Although continuously alarmed at the rumblings he hears around him before and after the election, Jessep spends much of the novel essentially thinking it’s not a big deal and things will settle down, because it can’t happen here.

If you have ever wondered what you would be doing—you’re doing it right now.

I was living in Türkiyë as Recep Tayyip Erdoğan was taking over. He had already been Prime Minister, and after giving the president more power, he then ran for president and has been in office ever since.

After I moved to Portugal, I quickly learned that in the 1930s rise of fascism in Europe, Portugal, too, ended up with a dictator (although there are arguments about this to this day, whether he was, in fact, a dictator or not). Apparently, this particular dictatorship is known as a “soft” dictatorship. I still don’t know what to think of this.

What I do know, however, is that there were spies everywhere, just like in Türkiyë. People, neighbors, friends, family would turn you in for speaking against the government.

What scares me in today’s political climate in the United States is the idolization, worshipping of any one person, to the point of excusing absolutely inexcusable behavior. Some even want the president to have more power, which is a direct contradiction to the government we’ve been agreeing to live with for 200-plus years.

And this comes down to two things: a lot of people are happy with a leader who makes all the decisions and tells them what to do, especially when, initially, those decisions positively, or seem to positively, impact them.

I saw this in Türkiyë; many people liked what Erdoğan promised and continues to do, which is pushing an Islamist agenda and enforcing stricter laws to limit people’s freedoms.

In Portugal, I have heard that a lot of the eldest generation talk about missing Salazar because when he was in charge, everyone “knew their place.” So, long as you kept your head down and knew your place, you were fine and things in Portugal were good.

People like having someone tell them what to do. People like the idea of knowing their place and knowing the hierarchy. Nothing to think about, just put your head down. Napoleon is always right, anyway.

But why?

Because religion may be the opioid of the masses, but it is because someone else is telling you what is right and wrong, and your place in the order of things. That if you follow these rules, you will someday be rewarded.

Even in our day-to-day existence, we all know many people—and maybe you, reader, are one of them—who express not wanting to make decisions. They want someone else to do it, to make the plans, book the tickets, set an itinerary, and they will just go along. They don’t want to have to figure it out.

My students hated the openness of interpretation. They always wanted me to just tell them what something meant. They didn’t want to have to figure it out.

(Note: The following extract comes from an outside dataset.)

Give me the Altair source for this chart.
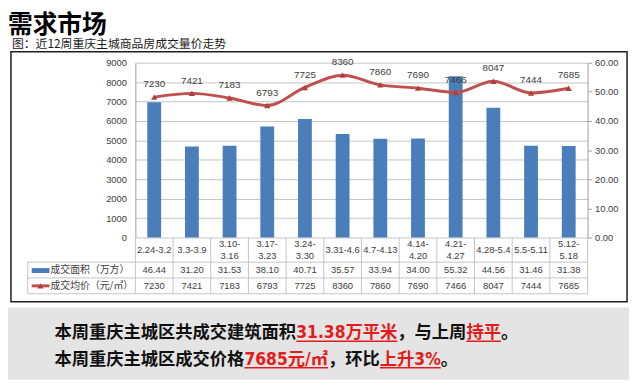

People regularly give away their power. They cheer, ironically, when the pigs suggest that they should be the leaders and make the decisions, because learning to read is too hard. And then, even more ironically, they wonder how the animals ended up right where they began.

This is how we get a decision like the Alabama Supreme Court’s ruling on IVF embryos.

What rumblings do you hear in your day-to-day that maybe you toss aside as “not that serious”? Or you think, “it won’t happen here”…”the government will make the right decision”…”someone else will deal with it.”

But, if you pull the string, what will unravel? And does that matter to you?

If you have ever wondered what you would be doing—you’re doing it right now.